Tired of waiting for New Hampshire to make a decision, the Iowa Republican Party has gone ahead and set a date: The 2012 Iowa GOP caucuses will be held on January 3.
That leaves open the possibility (unlikely as we believe it to be) that New Hampshire could actually usurp Iowa’s customary first-in-the-nation status.
New Hampshire Secretary of State Bill Gardner has been threatening to set a mid-December date for the New Hampshire primary ever since Nevada moved its caucuses up to January 14. (Nevada, for its part, moved after Florida moved its date up to January 31, which then prompted South Carolina to reschedule its primary for January 28. Got all that?)
Here’s why. With Iowa’s caucuses now officially scheduled (as expected) for January 3, New Hampshire would have to hold its primary just one week later on January 10, only to be abruptly followed just four days after that by Nevada. New Hampshirites apparently feel that this might rob the Granite State of some of its stand-alone importance – and so the state is threatening to upend the whole process and move its primary to mid-December.
In a massive show of sucking up support for New Hampshire, several GOP candidates – Jon Huntsman, Newt Gingrich, Michele Bachmann, Rick Santorum, and Herman Cain – have threatened to boycott the Nevada caucuses if the state doesn’t change its date. Huntsman and Santorum went so far as to pull out of tonight’s CNN debate, held in Las Vegas. (Of course, none of these candidates are believed to have much of a shot in Nevada, anyway.) And New Hampshire Republicans are pressuring Mitt Romney – who has a lead in the Silver State, which he won in 2008 and which is home to a sizeable Mormon population – to boycott Nevada as well. So far Romney has resisted.
But even if Nevada stays put, we are skeptical about the likelihood that New Hampshire will really follow through on its pre-Christmas-voting threat. For one thing, there’s big money at stake. Every four years, when thousands of reporters, campaign staffers, and other related parties descend on tiny places like Nashua, N.H., they bring a flood of cash to local businesses – from hotels to restaurants to gas stations. Why would the state want to deny itself a few extra weeks of good revenue?
Plus, there’s the fact that this happens every electoral cycle. Seriously – even as we write this post, we can hear the strains of “I’ve got you, babe,” since we’re pretty sure we wrote something exactly like this four and even eight years ago. (How, exactly, is this different from 2008 – when, after a comparable amount of moving dates and one-upmanship, the Iowa caucuses were eventually held on January 3, the New Hampshire primary on January 8, the Michigan primary on January 15, Nevada and South Carolina on January 19, Hawaii on January 25, and Florida on January 29?)

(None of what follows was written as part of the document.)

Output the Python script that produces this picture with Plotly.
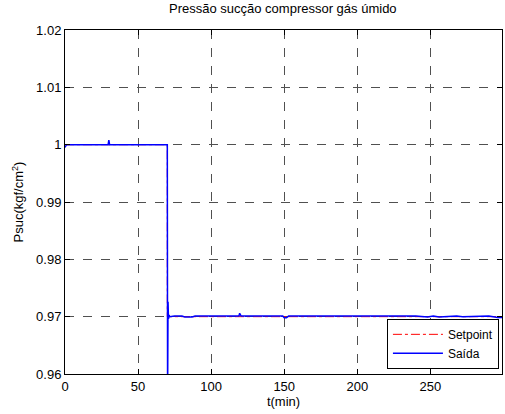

Calendar chaos has become a standard feature of the election process – and while there’s always plenty of hand-wringing and lamenting about the downsides of a frontloaded process, no one has figured out a way to change it.
Want to get involved?
If you don’t live in one of the early-voting states, but do live within driving distance of one – particularly Iowa or New Hampshire – consider a weekend road trip. Plenty of out-of-staters do this, as we’ve discovered over the years. With some planning, you can usually manage to hit a couple different town hall/meet-and-greet type events over the course of a day or two (candidates usually post their schedules on their websites). There’s no better way to get an authentic feel for what the candidates are really like.